• [PROMPT] Leaving out the pictures, retype the lines from the beginning of the listing through the line containing "const FONT = '16px".

• [DATA ENTRIES]
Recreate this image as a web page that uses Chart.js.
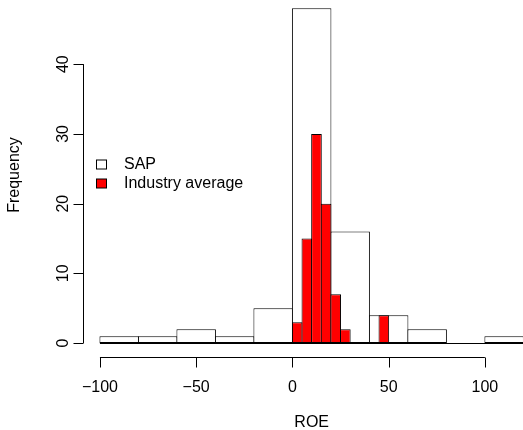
<!DOCTYPE html>
<html lang="en">
<head>
  <meta charset="UTF-8" />
  <title>ROE histogram</title>
  <script src="https://cdn.jsdelivr.net/npm/chart.js"></script>
  <style>
    html, body { margin: 0; padding: 0; background: #fff; }
    canvas { display: block; }
  </style>
</head>
<body>
  <canvas id="roeChart" width="523" height="430"></canvas>

  <script>
    // SAP: 20-wide bins
    const sapBreaks = [-100, -80, -60, -40, -20, 0, 20, 40, 60, 80, 100, 120];
    const sapCounts = [1, 1, 2, 1, 5, 48, 16, 4, 2, 0, 1];
    // industry average: 5-wide bins
    const indBreaks = [0, 5, 10, 15, 20, 25, 30, 35, 40, 45, 50];
    const indCounts = [3, 15, 30, 20, 7, 2, 0, 0, 0, 4];

    const xTicks = [-100, -50, 0, 50, 100];
    const yTicks = [0, 10, 20, 30, 40];
    const seriesNames = ['SAP', 'Industry average'];

    const FONT = '16px "Liberation Sans", Arial, Helvetica, sans-serif';

    // bins -> {x: midpoint, y: count}
    const toBars = (breaks, counts) =>
      counts.map((c, i) => ({ x: (breaks[i] + breaks[i + 1]) / 2, y: c }));

    // base-graphics style axes, titles and legend
    const rAxes = {
      id: 'rAxes',
      afterDraw(chart) {
        const ctx = chart.ctx;
        const xs = chart.scales.x;
        const ys = chart.scales.y;
        const area = chart.chartArea;
        const tick = 10;

        ctx.save();
        ctx.strokeStyle = '#000';
        ctx.fillStyle = '#000';
        ctx.lineWidth = 1;
        ctx.font = FONT;

        // baseline under all bins
        const y0 = Math.round(ys.getPixelForValue(0)) + 0.5;
        ctx.beginPath();
        ctx.moveTo(xs.getPixelForValue(sapBreaks[0]), y0);
        ctx.lineTo(xs.getPixelForValue(sapBreaks[sapBreaks.length - 1]), y0);
        ctx.stroke();

        // x axis
        const ax = Math.round(area.bottom) + 0.5;
        ctx.beginPath();
        ctx.moveTo(xs.getPixelForValue(xTicks[0]), ax);
        ctx.lineTo(xs.getPixelForValue(xTicks[xTicks.length - 1]), ax);
        xTicks.forEach(v => {
          const px = Math.round(xs.getPixelForValue(v)) + 0.5;
          ctx.moveTo(px, ax);
          ctx.lineTo(px, ax + tick);
        });
        ctx.stroke();
        ctx.textAlign = 'center';
        ctx.textBaseline = 'middle';
        xTicks.forEach(v => {
          const s = v < 0 ? '\u2212' + Math.abs(v) : String(v);
          ctx.fillText(s, xs.getPixelForValue(v), ax + 30);
        });
        const xMid = (sapBreaks[0] + sapBreaks[sapBreaks.length - 1]) / 2;
        ctx.fillText('ROE', xs.getPixelForValue(xMid), ax + 65);

        // y axis
        const ay = Math.round(area.left) + 0.5;
        ctx.beginPath();
        ctx.moveTo(ay, ys.getPixelForValue(yTicks[0]));
        ctx.lineTo(ay, ys.getPixelForValue(yTicks[yTicks.length - 1]));
        yTicks.forEach(v => {
          const py = Math.round(ys.getPixelForValue(v)) + 0.5;
          ctx.moveTo(ay, py);
          ctx.lineTo(ay - tick, py);
        });
        ctx.stroke();
        yTicks.forEach(v => {
          ctx.save();
          ctx.translate(ay - 20, ys.getPixelForValue(v));
          ctx.rotate(-Math.PI / 2);
          ctx.fillText(String(v), 0, 0);
          ctx.restore();
        });
        ctx.save();
        ctx.translate(15, 175);
        ctx.rotate(-Math.PI / 2);
        ctx.fillText('Frequency', 0, 0);
        ctx.restore();

        // legend (no frame)
        ctx.textAlign = 'left';
        const ds = chart.data.datasets;
        const rows = [ds.find(d => d.label === seriesNames[0]), ds.find(d => d.label === seriesNames[1])];
        rows.forEach((d, i) => {
          const cy = 164.5 + i * 19;
          ctx.fillStyle = d.backgroundColor;
          ctx.fillRect(96.5, cy - 4.5, 10, 9);
          ctx.strokeRect(96.5, cy - 4.5, 10, 9);
          ctx.fillStyle = '#000';
          ctx.fillText(d.label, 124, cy);
        });
        ctx.restore();
      }
    };

    new Chart(document.getElementById('roeChart'), {
      type: 'bar',
      data: {
        datasets: [
          {
            label: seriesNames[0],
            data: toBars(sapBreaks, sapCounts),
            xAxisID: 'x',
            backgroundColor: '#ffffff',
            borderColor: '#000000',
            borderWidth: 1,
            borderSkipped: false,
            // one extra pixel so neighbouring borders overlap
            barPercentage: 1.026,
            order: 2
          },
          {
            label: seriesNames[1],
            data: toBars(indBreaks, indCounts),
            xAxisID: 'x2',
            backgroundColor: '#ff0000',
            borderColor: '#000000',
            borderWidth: 1,
            borderSkipped: false,
            barPercentage: 1.104,
            order: 1
          }
        ]
      },
      options: {
        responsive: false,
        animation: false,
        devicePixelRatio: 1,
        layout: { padding: { left: 83, right: 0, top: 0, bottom: 73.5 } },
        datasets: {
          bar: { categoryPercentage: 1, grouped: false, inflateAmount: 0 }
        },
        scales: {
          x: {
            type: 'linear', display: false, offset: false, min: -108.8, max: 119.8,
            afterBuildTicks: s => { s.ticks = xTicks.map(v => ({ value: v })); }
          },
          x2: {
            type: 'linear', display: false, offset: false, min: -108.8, max: 119.8,
            afterBuildTicks: s => { s.ticks = xTicks.map(v => ({ value: v })); }
          },
          y: { type: 'linear', display: false, min: -1.92, max: 49.2 }
        },
        plugins: {
          legend: { display: false },
          tooltip: { enabled: false }
        }
      },
      plugins: [rAxes]
    });
  </script>
</body>
</html>
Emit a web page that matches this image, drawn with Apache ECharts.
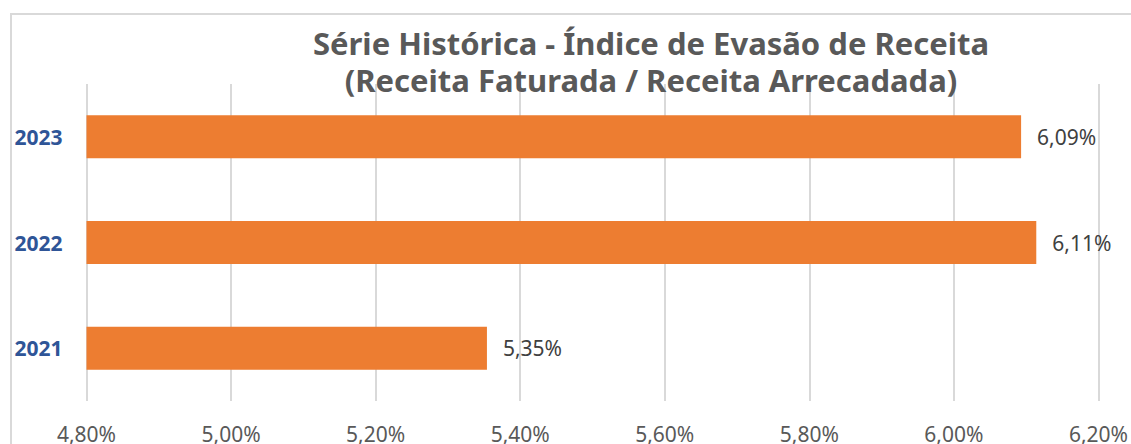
<!DOCTYPE html>
<html>
<head>
<meta charset="utf-8">
<script src="https://cdn.jsdelivr.net/npm/echarts@6/dist/echarts.min.js"></script>
<style>
html,body{margin:0;padding:0;background:#fff;}
#chart{width:1131px;height:444px;}
</style>
</head>
<body>
<div id="chart"></div>
<script>
const titleText = 'Série Histórica - Índice de Evasão de Receita\n(Receita Faturada / Receita Arrecadada)';
const categories = ['2021', '2022', '2023'];
const values = [5.354, 6.114, 6.093];
const axisMin = 4.8;
const axisMax = 6.2;
const axisStep = 0.2;

function pct(v) { return v.toFixed(2).replace('.', ',') + '%'; }

const chart = echarts.init(document.getElementById('chart'), null, { renderer: 'svg' });
chart.setOption({
  backgroundColor: '#ffffff',
  animation: false,
  graphic: [{
    type: 'rect',
    shape: { x: 11, y: 14, width: 1200, height: 600 },
    style: { fill: 'none', stroke: '#d9d9d9', lineWidth: 2 },
    silent: true, z: -1
  }],
  title: {
    text: titleText,
    left: 646,
    top: 19,
    textAlign: 'center',
    textStyle: {
      fontFamily: 'Noto Sans',
      fontWeight: 'bold',
      fontSize: 31,
      lineHeight: 37,
      color: '#595959'
    }
  },
  grid: { left: 86.5, right: 32, top: 84, bottom: 41, containLabel: false },
  xAxis: {
    type: 'value',
    min: axisMin, max: axisMax, interval: axisStep,
    axisLine: { show: false },
    axisTick: { show: false },
    splitLine: { show: true, lineStyle: { color: '#d9d9d9', width: 2 } },
    axisLabel: {
      formatter: pct,
      fontFamily: 'Noto Sans', fontSize: 21, color: '#595959', margin: 22
    }
  },
  yAxis: {
    type: 'category',
    data: categories,
    axisLine: { show: false },
    axisTick: { show: false },
    axisLabel: {
      fontFamily: 'Noto Sans', fontSize: 21, fontWeight: 'bold', color: '#2F5597',
      margin: 24
    }
  },
  series: [{
    type: 'bar',
    data: values,
    barWidth: 43,
    itemStyle: { color: '#ED7D31' },
    label: {
      show: true, position: 'right', distance: 16,
      formatter: p => pct(p.value),
      fontFamily: 'Noto Sans', fontSize: 21, color: '#404040'
    }
  }]
});
</script>
</body>
</html>
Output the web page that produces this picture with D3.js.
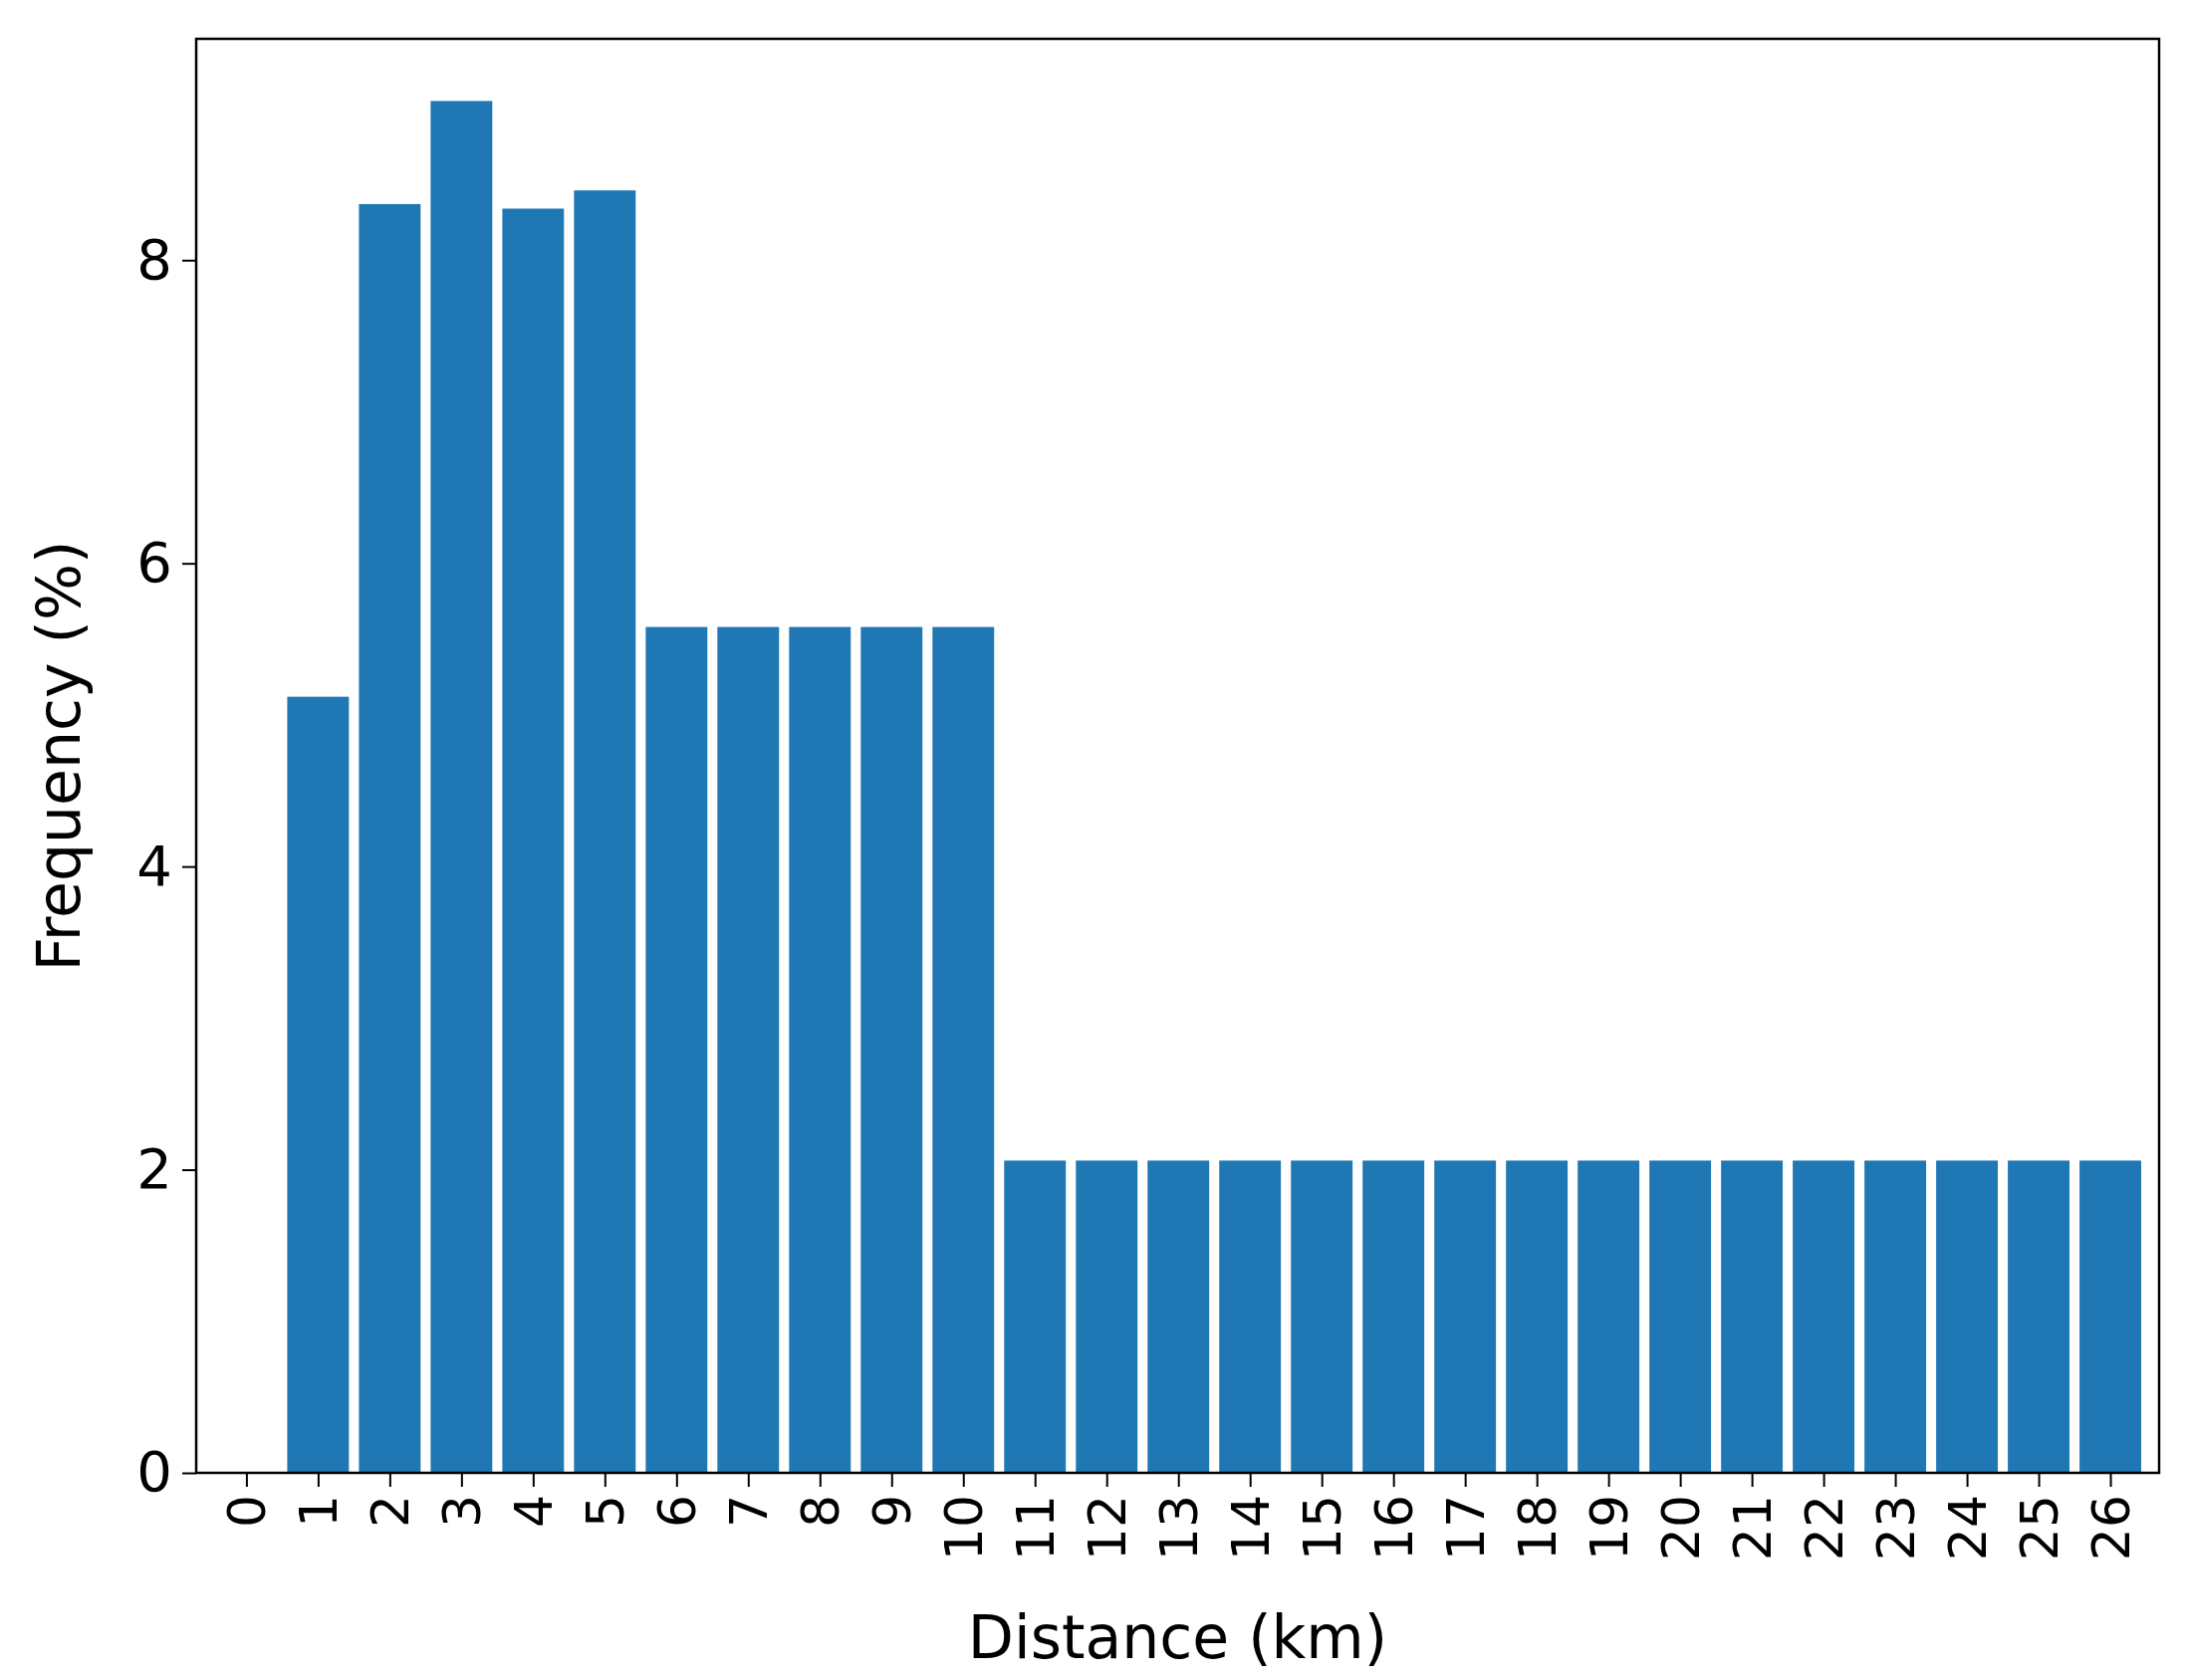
<!DOCTYPE html>
<html><head><meta charset="utf-8">
<script src="https://cdn.jsdelivr.net/npm/d3@7"></script>
<style>body{margin:0;background:#fff}</style></head>
<body><svg id="c" width="2195" height="1687"></svg>
<script>
const categories = d3.range(0, 27);
const values = [0, 5.12, 8.37, 9.05, 8.34, 8.46, 5.58, 5.58, 5.58, 5.58, 5.58,
  2.06, 2.06, 2.06, 2.06, 2.06, 2.06, 2.06, 2.06, 2.06, 2.06, 2.06, 2.06, 2.06, 2.06, 2.06, 2.06];
const yTicks = [0, 2, 4, 6, 8];

const svg = d3.select("#c");
const L = 197, R = 2168, T = 39, B = 1479;
const x = d3.scaleLinear().domain([-0.7, 26.68]).range([L, R]);
const y = d3.scaleLinear().domain([0, 9.46]).range([B, T]);
const bw = x(0.86) - x(0);
const font = "DejaVu Sans, sans-serif";

svg.selectAll("rect.bar").data(categories).enter().append("rect")
  .attr("class", "bar")
  .attr("x", d => x(d) - bw / 2)
  .attr("width", bw)
  .attr("y", (d, i) => y(values[i]))
  .attr("height", (d, i) => B - y(values[i]))
  .attr("fill", "#1f77b4");

const xa = svg.append("g").attr("transform", `translate(0,${B})`)
  .call(d3.axisBottom(x).tickValues(categories).tickFormat(d3.format("d")).tickSize(14).tickSizeOuter(0));
xa.selectAll("text").attr("font-family", font).attr("font-size", 52).attr("fill", "#000")
  .attr("transform", "rotate(-90)").attr("text-anchor", "end")
  .attr("x", -22).attr("y", 0).attr("dy", "0.35em");
const ya = svg.append("g").attr("transform", `translate(${L},0)`)
  .call(d3.axisLeft(y).tickValues(yTicks).tickSize(14).tickSizeOuter(0));
ya.selectAll("text").attr("font-family", font).attr("font-size", 56).attr("fill", "#000").attr("x", -24);
svg.selectAll(".domain").remove();
svg.selectAll(".tick line").attr("stroke", "#000").attr("stroke-width", 2);

svg.append("rect").attr("x", L).attr("y", T).attr("width", R - L).attr("height", B - T)
  .attr("fill", "none").attr("stroke", "#000").attr("stroke-width", 2.5);

svg.append("text").attr("x", (L + R) / 2).attr("y", 1665).attr("text-anchor", "middle")
  .attr("font-family", font).attr("font-size", 60).text("Distance (km)");
svg.append("text").attr("transform", `translate(80,${(T + B) / 2}) rotate(-90)`)
  .attr("text-anchor", "middle").attr("font-family", font).attr("font-size", 60).text("Frequency (%)");
</script></body></html>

• [WRITTEN ANSWER]
Recreate this image as a web page that uses Chart.js.
<!DOCTYPE html>
<html lang="en">
<head>
  <meta charset="UTF-8" />
  <title>ROE histogram</title>
  <script src="https://cdn.jsdelivr.net/npm/chart.js"></script>
  <style>
    html, body { margin: 0; padding: 0; background: #fff; }
    canvas { display: block; }
  </style>
</head>
<body>
  <canvas id="roeChart" width="523" height="430"></canvas>

  <script>
    // SAP: 20-wide bins
    const sapBreaks = [-100, -80, -60, -40, -20, 0, 20, 40, 60, 80, 100, 120];
    const sapCounts = [1, 1, 2, 1, 5, 48, 16, 4, 2, 0, 1];
    // industry average: 5-wide bins
    const indBreaks = [0, 5, 10, 15, 20, 25, 30, 35, 40, 45, 50];
    const indCounts = [3, 15, 30, 20, 7, 2, 0, 0, 0, 4];

    const xTicks = [-100, -50, 0, 50, 100];
    const yTicks = [0, 10, 20, 30, 40];
    const seriesNames = ['SAP', 'Industry average'];

    const FONT = '16px "Liberation Sans", Arial, Helvetica, sans-serif';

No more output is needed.